The stream processor infrastructure uses a packet size of 64 bits, and so on each cycle we read in 2 sets of Y’UV422 values. Since we output 2 Y’UV444 values for each Y’UV422 value, we must output at twice the rate we input. In order to do this the device is implemented as an implicit state machine.

When the src.t_valid signal is set by the data source, we enter the READ state, record the Y’UV422 data from the src.t_data wire into a buffer, and set the src.t_ready signal to low in order to prevent more data being sent before it can be processed. We then enter the WRITE_1 state. In this state we output the first 2 packets of Y’UV444 data on the dst.t_data wire and assert dst.t_valid. We then remain in this state until the destination has asserted dst.t_ready, and so the data transfer has occurred. We then transition to the READ & WRITE_2 state in which we wait until we can write the second 2 packets of Y’UV444 data on the dst.t_data wire and assert dst.t_valid. Once dst.t_ready is also asserted, we assert src.t_ready for a cycle, read the next packet, and transition back to WRITE_1. We alternate between these states until the data transfer is complete, at which point we write the final data packet, assert dst.t_last, and enter the IDLE state.

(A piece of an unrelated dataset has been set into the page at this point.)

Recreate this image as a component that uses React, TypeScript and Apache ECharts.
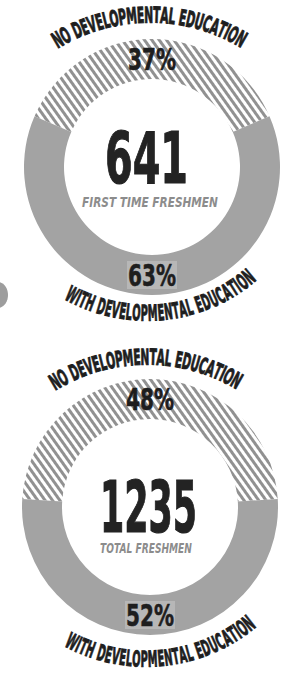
import React, { useEffect, useRef } from 'react';
import * as echarts from 'echarts';

// ---- data ----
const categories = ['No developmental education', 'With developmental education'];
const firstTimeShares = [37, 63];
const totalShares = [48, 52];
const headcounts = ['641', '1235'];
const captions = ['FIRST TIME FRESHMEN', 'TOTAL FRESHMEN'];
const arcTitles = ['NO DEVELOPMENTAL EDUCATION', 'WITH DEVELOPMENTAL EDUCATION'];

// ---- layout / style ----
const W = 284;
const H = 673;
const BOLD = "'DejaVu Sans', 'Liberation Sans', sans-serif";
const GRAY = '#a3a3a3';
const INK = '#1e1e1e';

const rings = [
  { cx: 152, cy: 167, shares: firstTimeShares, count: headcounts[0], caption: captions[0],
    num: { x: 146.5, y: 159, w: 83, size: 71 }, cap: { x: 150, y: 202, w: 136 },
    topArc: { dx: -2, dy: 33, r: 185, a0: -30, a1: 29.5 },
    botArc: { dx: -5, dy: -15, r: 161, a0: -27.7, a1: 39.2 } },
  { cx: 150, cy: 507, shares: totalShares, count: headcounts[1], caption: captions[1],
    num: { x: 148.5, y: 506.5, w: 97, size: 72 }, cap: { x: 146, y: 548, w: 92 },
    topArc: { dx: -3, dy: 32, r: 182, a0: -30.4, a1: 29.5 },
    botArc: { dx: -4, dy: -13, r: 165, a0: -26.6, a1: 38.5 } },
];

let ctx: CanvasRenderingContext2D | null = null;
function measure(text: string, font: string) {
  if (!ctx) ctx = document.createElement('canvas').getContext('2d');
  ctx!.font = font;
  return ctx!.measureText(text).width;
}

function fitText(text: string, x: number, y: number, font: string, width: number, fill: string, stroke = 0) {
  const s = width / measure(text, font);
  return {
    type: 'text', x, y, scaleX: s, silent: true, z: 10,
    style: { text, font, fill, stroke: stroke ? fill : undefined, lineWidth: stroke, align: 'center', verticalAlign: 'middle' },
  };
}

function arcLetters(text: string, cx: number, cy: number, r: number, a0: number, a1: number, top: boolean, font: string, fill: string) {
  const chars = Array.from(text);
  const w = chars.map((c) => measure(c, font));
  const total = w.reduce((a, b) => a + b, 0);
  const span = total - w[0] / 2 - w[w.length - 1] / 2;
  const arcLen = (r * (a1 - a0) * Math.PI) / 180;
  const s = arcLen / span;
  let acc = -w[0] / 2;
  const out: any[] = [];
  chars.forEach((c, i) => {
    const pos = acc + w[i] / 2;
    acc += w[i];
    if (c === ' ') return;
    const ang = (a0 * Math.PI) / 180 + (pos * s) / r;
    const x = cx + r * Math.sin(ang);
    const y = top ? cy - r * Math.cos(ang) : cy + r * Math.cos(ang);
    out.push({
      type: 'text', x, y, rotation: top ? -ang : ang, scaleX: s, silent: true,
      style: { text: c, font, fill, stroke: fill, lineWidth: 1, align: 'center', verticalAlign: 'middle' },
    });
  });
  return out;
}

export default function App() {
  const ref = useRef<HTMLDivElement>(null);
  useEffect(() => {
    if (!ref.current) return;
    const chart = echarts.init(ref.current, null, { renderer: 'svg', width: W, height: H });

    const option: any = {
      animation: false,
      backgroundColor: '#ffffff',
      series: rings.map((rg) => {
        const sum = rg.shares.reduce((a, b) => a + b, 0);
        return {
          type: 'pie',
          center: [rg.cx, rg.cy],
          radius: [88, 128],
          startAngle: 90 + (rg.shares[0] / sum) * 180,
          clockwise: true,
          silent: true,
          emphasis: { disabled: true },
          labelLine: { show: false },
          label: { show: false },
          data: categories.map((name, i) => ({
            name,
            value: rg.shares[i],
            itemStyle: i === 0
              ? { color: '#ffffff', decal: { symbol: 'rect', symbolSize: 1, dashArrayX: [1, 0], dashArrayY: [2.5, 3], rotation: Math.PI / 3.3, color: '#919191', backgroundColor: '#ffffff' } }
              : { color: GRAY },
          })),
        };
      }),
    };
    chart.setOption(option);

    const graphics: any[] = [];
    const pctFont = `bold 30px ${BOLD}`;
    rings.forEach((rg, k) => {
      // percentage labels placed from the pie's own layout
      const data = (chart as any).getModel().getSeriesByIndex(k).getData();
      rg.shares.forEach((v, i) => {
        const L = data.getItemLayout(i);
        const mid = (L.startAngle + L.endAngle) / 2;
        const rm = (L.r + L.r0) / 2;
        const x = L.cx + rm * Math.cos(mid);
        const y = L.cy + rm * Math.sin(mid);
        if (i === 1) {
          graphics.push({ type: 'rect', silent: true, z: 9, shape: { x: x - 25, y: y - 14, width: 50, height: 28 }, style: { fill: 'rgba(255,255,255,0.22)' } });
        }
        graphics.push(fitText(`${v}%`, x, y, pctFont, 48, INK, 0.6));
      });
      graphics.push(fitText(rg.count, rg.num.x, rg.num.y, `bold ${rg.num.size}px ${BOLD}`, rg.num.w, '#232323', 1.2));
      graphics.push(fitText(rg.caption, rg.cap.x, rg.cap.y, `italic bold 14px ${BOLD}`, rg.cap.w, '#8c8c8c'));
      graphics.push(...arcLetters(arcTitles[0], rg.cx + rg.topArc.dx, rg.cy + rg.topArc.dy, rg.topArc.r,
        rg.topArc.a0, rg.topArc.a1, true, `bold 22px ${BOLD}`, INK));
      graphics.push(...arcLetters(arcTitles[1], rg.cx + rg.botArc.dx, rg.cy + rg.botArc.dy, rg.botArc.r,
        rg.botArc.a0, rg.botArc.a1, false, `bold 22px ${BOLD}`, INK));
    });
    graphics.push({ type: 'ellipse', silent: true, shape: { cx: -2, cy: 295, rx: 10, ry: 13 }, style: { fill: '#9d9d9d' } });

    chart.setOption({ graphic: { elements: graphics } });
    return () => chart.dispose();
  }, []);
  return <div ref={ref} style={{ position: 'fixed', left: 0, top: 0, width: W, height: H }} />;
}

While this state machine was the basis of the design, optimisation on the source led to the definition of the state machine being somewhat obfuscated in the code, and appearing as a number of independent states. The transitions are controlled by set of ‘guards’ which only allow the data to move to the next stage of the pipeline if the correct conditions are met.

These guards are linked in such a way to allow the correct operation of the state machine.

8.4 Y’UV444 to RGB888

The final stage of decoding is to convert each pixel value from Y’UV to RGB values, the standard for most monitors. The conversions between these is defined as follows:

$C = Y’ - 16$ $D = U - 128$ $E = V - 128$

$R = clamp((298 \times C + 409 \times E + 128) >> 8)$
$G = clamp((298 \times C - 100 \times D + 208 \times E + 128) >> 8)$
$B = clamp((298 \times C + 516 \times D + 128) >> 8)$

where $clamp()$ denotes clamping a value to the range of $0$ to $255$.

Since this operation involves a number of large multiplications and additions this operation is pipelined in order to stay within the timing constraints. The pipeline is shown below.

In the first stage, once src.t_valid is set by the source, we read the data and perform the initial subtractions to generate the $C$, $D$, and $E$ values. In the multiply stage, we perform all the intermediate multiplications for calculation $R$, $G$, and $B$. These multiplications are as follows:

$x_0 = 298 * c$
$y_0 = 100 * d$
$y_1 = 516 * d$
$z_0 = 409 * e$
$z_1 = 208 * e$

These multiplications are independent and so occur in parallel. The next stage is the add stage, which computes the final RGB values by combining the $x$,$y$,$z$ values of the previous stage. Finally we perform the clamping and
outputting to dst.t_data in one stage.

8.5 RGB888 to RGB565

In order to reduce the memory requirement of frames, RGB values were encoded as 16-bit rather than 24-bit RGB. This was necessary due to the limited resources of the FPGA. We used the standard 16-bit encoding of RGB values - that is 5 bits for red and blue, and 6 bits for green.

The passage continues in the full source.